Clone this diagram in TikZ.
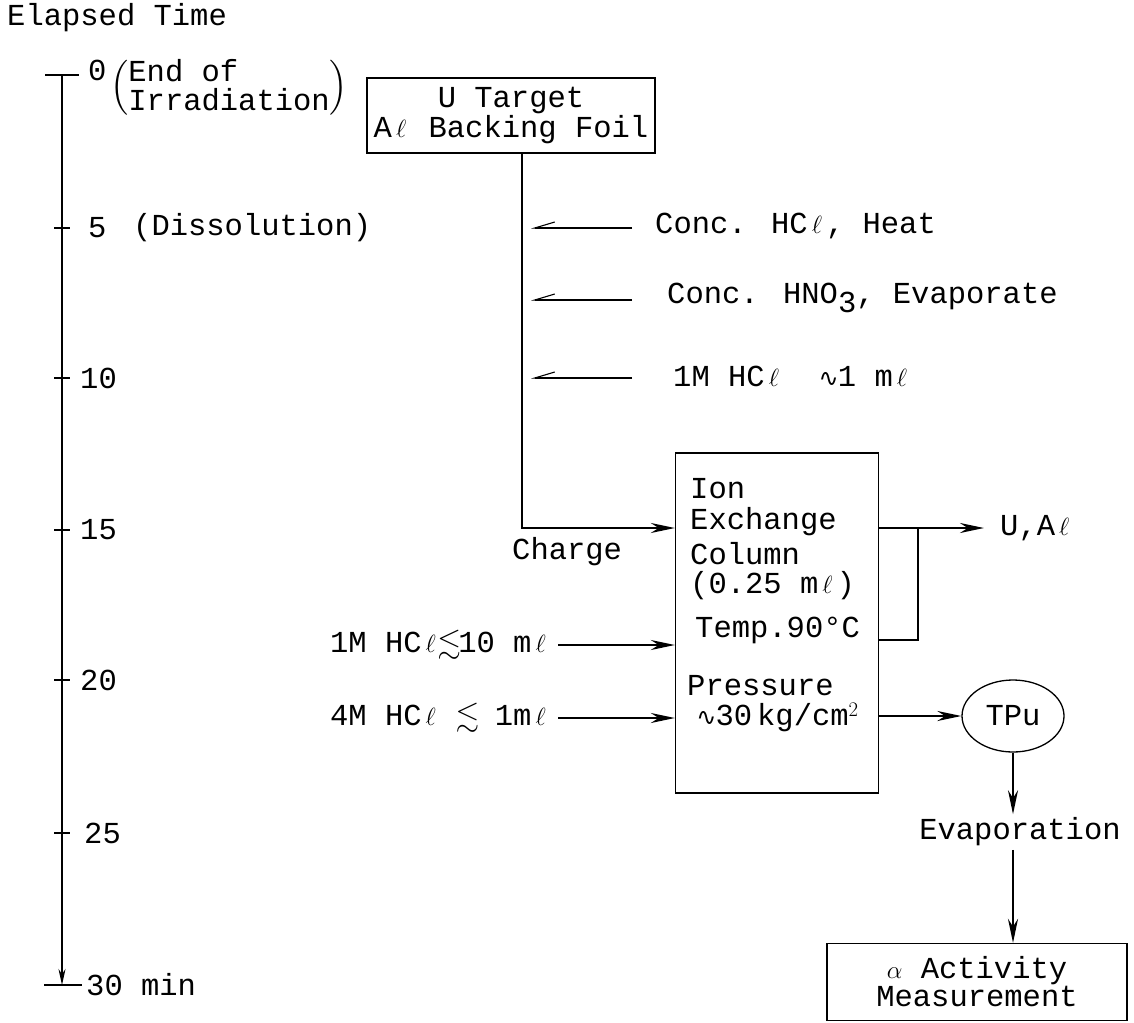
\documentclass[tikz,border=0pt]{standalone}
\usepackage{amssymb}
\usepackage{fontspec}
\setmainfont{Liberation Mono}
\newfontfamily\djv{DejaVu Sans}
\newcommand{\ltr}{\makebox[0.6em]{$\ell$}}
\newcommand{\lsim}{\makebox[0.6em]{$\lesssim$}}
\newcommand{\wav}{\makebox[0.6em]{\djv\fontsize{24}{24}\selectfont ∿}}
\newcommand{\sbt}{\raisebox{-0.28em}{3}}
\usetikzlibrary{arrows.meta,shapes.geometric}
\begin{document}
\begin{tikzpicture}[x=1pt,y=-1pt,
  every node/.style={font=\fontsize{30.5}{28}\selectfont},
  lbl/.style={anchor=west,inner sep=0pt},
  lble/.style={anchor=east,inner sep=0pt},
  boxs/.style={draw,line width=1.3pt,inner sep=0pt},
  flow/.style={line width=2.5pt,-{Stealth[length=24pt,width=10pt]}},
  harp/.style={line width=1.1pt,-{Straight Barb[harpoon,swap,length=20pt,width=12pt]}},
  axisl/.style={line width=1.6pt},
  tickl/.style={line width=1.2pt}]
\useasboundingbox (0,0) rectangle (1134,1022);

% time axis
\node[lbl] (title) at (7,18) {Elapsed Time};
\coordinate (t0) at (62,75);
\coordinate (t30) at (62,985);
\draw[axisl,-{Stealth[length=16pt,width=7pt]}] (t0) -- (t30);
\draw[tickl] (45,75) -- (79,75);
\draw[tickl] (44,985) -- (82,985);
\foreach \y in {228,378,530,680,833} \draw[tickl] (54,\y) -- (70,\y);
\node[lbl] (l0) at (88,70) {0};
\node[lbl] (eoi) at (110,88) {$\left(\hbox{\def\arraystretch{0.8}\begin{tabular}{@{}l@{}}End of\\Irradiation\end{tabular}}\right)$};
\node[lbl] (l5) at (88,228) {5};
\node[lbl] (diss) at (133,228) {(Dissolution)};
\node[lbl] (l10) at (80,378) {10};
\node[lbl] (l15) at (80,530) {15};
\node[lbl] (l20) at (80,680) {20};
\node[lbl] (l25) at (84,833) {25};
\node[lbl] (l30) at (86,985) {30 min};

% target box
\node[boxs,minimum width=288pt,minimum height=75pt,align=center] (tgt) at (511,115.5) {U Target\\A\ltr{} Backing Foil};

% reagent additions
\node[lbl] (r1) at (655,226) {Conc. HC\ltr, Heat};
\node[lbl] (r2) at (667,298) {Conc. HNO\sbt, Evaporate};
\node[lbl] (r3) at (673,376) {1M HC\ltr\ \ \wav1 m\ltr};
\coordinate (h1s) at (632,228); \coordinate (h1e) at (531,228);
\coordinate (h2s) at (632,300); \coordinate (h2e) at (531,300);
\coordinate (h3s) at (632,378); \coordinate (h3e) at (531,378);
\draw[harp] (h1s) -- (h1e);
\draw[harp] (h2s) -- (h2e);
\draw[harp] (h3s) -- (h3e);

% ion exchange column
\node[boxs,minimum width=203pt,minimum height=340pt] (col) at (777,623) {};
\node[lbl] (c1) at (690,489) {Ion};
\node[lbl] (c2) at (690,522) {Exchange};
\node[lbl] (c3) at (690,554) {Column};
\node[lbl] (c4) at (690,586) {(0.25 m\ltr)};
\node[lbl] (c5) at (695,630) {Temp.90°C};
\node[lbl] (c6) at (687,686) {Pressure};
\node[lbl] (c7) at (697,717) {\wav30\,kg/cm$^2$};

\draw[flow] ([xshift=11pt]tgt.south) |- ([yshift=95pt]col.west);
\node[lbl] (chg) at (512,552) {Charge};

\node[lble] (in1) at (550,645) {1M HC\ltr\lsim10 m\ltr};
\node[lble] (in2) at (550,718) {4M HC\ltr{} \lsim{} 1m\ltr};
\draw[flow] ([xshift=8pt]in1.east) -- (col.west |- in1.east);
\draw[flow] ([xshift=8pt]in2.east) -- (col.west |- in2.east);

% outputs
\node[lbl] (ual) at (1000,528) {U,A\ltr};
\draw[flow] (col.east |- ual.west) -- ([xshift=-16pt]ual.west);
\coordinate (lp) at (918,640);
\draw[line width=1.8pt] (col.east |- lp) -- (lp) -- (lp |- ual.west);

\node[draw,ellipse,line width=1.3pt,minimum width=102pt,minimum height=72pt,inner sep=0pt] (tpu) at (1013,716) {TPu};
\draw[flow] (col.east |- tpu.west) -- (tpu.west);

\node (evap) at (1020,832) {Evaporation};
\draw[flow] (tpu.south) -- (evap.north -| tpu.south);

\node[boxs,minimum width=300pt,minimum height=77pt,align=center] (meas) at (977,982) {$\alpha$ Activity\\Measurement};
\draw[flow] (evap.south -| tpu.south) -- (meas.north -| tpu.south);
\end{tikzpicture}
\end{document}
———
Starting at the top of the listing above, reproduce each line up to and including the one with "(0,0) rectangle (1134,1022);"; omit the pictures.

Clone this diagram in TikZ.
\documentclass[tikz,border=0pt]{standalone}
\usepackage{amssymb}
\usepackage{fontspec}
\setmainfont{Liberation Mono}
\newfontfamily\djv{DejaVu Sans}
\newcommand{\ltr}{\makebox[0.6em]{$\ell$}}
\newcommand{\lsim}{\makebox[0.6em]{$\lesssim$}}
\newcommand{\wav}{\makebox[0.6em]{\djv\fontsize{24}{24}\selectfont ∿}}
\newcommand{\sbt}{\raisebox{-0.28em}{3}}
\usetikzlibrary{arrows.meta,shapes.geometric}
\begin{document}
\begin{tikzpicture}[x=1pt,y=-1pt,
  every node/.style={font=\fontsize{30.5}{28}\selectfont},
  lbl/.style={anchor=west,inner sep=0pt},
  lble/.style={anchor=east,inner sep=0pt},
  boxs/.style={draw,line width=1.3pt,inner sep=0pt},
  flow/.style={line width=2.5pt,-{Stealth[length=24pt,width=10pt]}},
  harp/.style={line width=1.1pt,-{Straight Barb[harpoon,swap,length=20pt,width=12pt]}},
  axisl/.style={line width=1.6pt},
  tickl/.style={line width=1.2pt}]
\useasboundingbox (0,0) rectangle (1134,1022);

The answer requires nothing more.